— begin —
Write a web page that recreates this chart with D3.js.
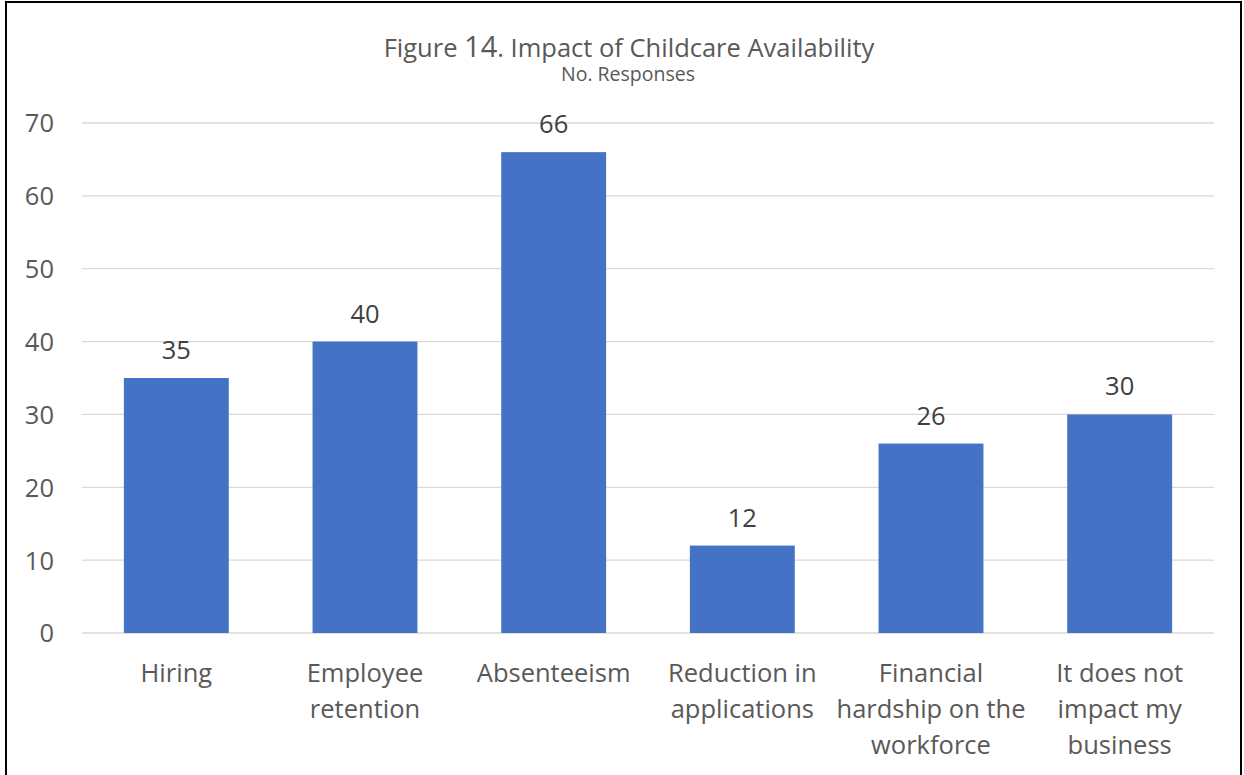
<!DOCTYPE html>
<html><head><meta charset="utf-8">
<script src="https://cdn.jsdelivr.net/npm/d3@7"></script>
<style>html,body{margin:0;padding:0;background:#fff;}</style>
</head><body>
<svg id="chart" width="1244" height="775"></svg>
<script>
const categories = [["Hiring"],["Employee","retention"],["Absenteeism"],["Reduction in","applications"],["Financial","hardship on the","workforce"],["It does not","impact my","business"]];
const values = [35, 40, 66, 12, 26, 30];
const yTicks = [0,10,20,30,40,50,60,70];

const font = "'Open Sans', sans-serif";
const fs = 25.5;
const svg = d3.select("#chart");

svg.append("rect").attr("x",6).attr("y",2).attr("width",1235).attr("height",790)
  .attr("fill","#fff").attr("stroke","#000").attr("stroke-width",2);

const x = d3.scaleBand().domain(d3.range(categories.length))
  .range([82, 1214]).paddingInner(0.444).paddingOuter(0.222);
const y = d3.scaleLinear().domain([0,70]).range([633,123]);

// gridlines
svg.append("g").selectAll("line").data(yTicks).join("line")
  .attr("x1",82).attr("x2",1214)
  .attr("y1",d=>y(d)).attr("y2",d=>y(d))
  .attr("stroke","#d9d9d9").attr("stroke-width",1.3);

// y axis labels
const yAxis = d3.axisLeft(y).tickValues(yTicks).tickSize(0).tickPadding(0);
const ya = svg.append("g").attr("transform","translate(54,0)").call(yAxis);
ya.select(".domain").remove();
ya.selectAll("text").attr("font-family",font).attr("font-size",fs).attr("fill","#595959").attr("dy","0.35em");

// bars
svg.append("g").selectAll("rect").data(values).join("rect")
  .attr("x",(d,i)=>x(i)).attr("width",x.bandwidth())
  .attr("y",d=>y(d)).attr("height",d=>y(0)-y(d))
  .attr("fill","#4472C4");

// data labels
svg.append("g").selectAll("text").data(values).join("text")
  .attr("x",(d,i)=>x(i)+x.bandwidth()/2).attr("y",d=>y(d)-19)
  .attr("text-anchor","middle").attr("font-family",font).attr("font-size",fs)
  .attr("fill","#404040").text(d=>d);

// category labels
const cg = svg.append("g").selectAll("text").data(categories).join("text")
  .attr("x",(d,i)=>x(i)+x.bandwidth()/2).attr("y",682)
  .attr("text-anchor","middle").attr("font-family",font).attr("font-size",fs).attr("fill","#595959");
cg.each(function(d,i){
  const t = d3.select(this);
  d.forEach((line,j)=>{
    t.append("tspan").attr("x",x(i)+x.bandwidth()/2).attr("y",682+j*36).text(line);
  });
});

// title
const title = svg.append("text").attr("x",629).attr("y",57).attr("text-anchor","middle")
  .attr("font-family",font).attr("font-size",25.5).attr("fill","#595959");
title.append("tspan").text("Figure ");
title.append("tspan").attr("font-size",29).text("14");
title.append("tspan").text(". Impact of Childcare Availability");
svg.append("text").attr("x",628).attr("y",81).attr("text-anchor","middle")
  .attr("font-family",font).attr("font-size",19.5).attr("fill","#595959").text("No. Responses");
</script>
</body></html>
— end —
Transcribe the material exactly, leaving every picture out.

Write a web page that recreates this chart with D3.js.
<!DOCTYPE html>
<html><head><meta charset="utf-8">
<script src="https://cdn.jsdelivr.net/npm/d3@7"></script>
<style>html,body{margin:0;padding:0;background:#fff;}</style>
</head><body>
<svg id="chart" width="1244" height="775"></svg>
<script>
const categories = [["Hiring"],["Employee","retention"],["Absenteeism"],["Reduction in","applications"],["Financial","hardship on the","workforce"],["It does not","impact my","business"]];
const values = [35, 40, 66, 12, 26, 30];
const yTicks = [0,10,20,30,40,50,60,70];

const font = "'Open Sans', sans-serif";
const fs = 25.5;
const svg = d3.select("#chart");

svg.append("rect").attr("x",6).attr("y",2).attr("width",1235).attr("height",790)
  .attr("fill","#fff").attr("stroke","#000").attr("stroke-width",2);

const x = d3.scaleBand().domain(d3.range(categories.length))
  .range([82, 1214]).paddingInner(0.444).paddingOuter(0.222);
const y = d3.scaleLinear().domain([0,70]).range([633,123]);

// gridlines
svg.append("g").selectAll("line").data(yTicks).join("line")
  .attr("x1",82).attr("x2",1214)
  .attr("y1",d=>y(d)).attr("y2",d=>y(d))
  .attr("stroke","#d9d9d9").attr("stroke-width",1.3);

// y axis labels
const yAxis = d3.axisLeft(y).tickValues(yTicks).tickSize(0).tickPadding(0);
const ya = svg.append("g").attr("transform","translate(54,0)").call(yAxis);
ya.select(".domain").remove();
ya.selectAll("text").attr("font-family",font).attr("font-size",fs).attr("fill","#595959").attr("dy","0.35em");

// bars
svg.append("g").selectAll("rect").data(values).join("rect")
  .attr("x",(d,i)=>x(i)).attr("width",x.bandwidth())
  .attr("y",d=>y(d)).attr("height",d=>y(0)-y(d))
  .attr("fill","#4472C4");

// data labels
svg.append("g").selectAll("text").data(values).join("text")
  .attr("x",(d,i)=>x(i)+x.bandwidth()/2).attr("y",d=>y(d)-19)
  .attr("text-anchor","middle").attr("font-family",font).attr("font-size",fs)
  .attr("fill","#404040").text(d=>d);

// category labels
const cg = svg.append("g").selectAll("text").data(categories).join("text")
  .attr("x",(d,i)=>x(i)+x.bandwidth()/2).attr("y",682)
  .attr("text-anchor","middle").attr("font-family",font).attr("font-size",fs).attr("fill","#595959");
cg.each(function(d,i){
  const t = d3.select(this);
  d.forEach((line,j)=>{
    t.append("tspan").attr("x",x(i)+x.bandwidth()/2).attr("y",682+j*36).text(line);
  });
});

// title
const title = svg.append("text").attr("x",629).attr("y",57).attr("text-anchor","middle")
  .attr("font-family",font).attr("font-size",25.5).attr("fill","#595959");
title.append("tspan").text("Figure ");
title.append("tspan").attr("font-size",29).text("14");
title.append("tspan").text(". Impact of Childcare Availability");
svg.append("text").attr("x",628).attr("y",81).attr("text-anchor","middle")
  .attr("font-family",font).attr("font-size",19.5).attr("fill","#595959").text("No. Responses");
</script>
</body></html>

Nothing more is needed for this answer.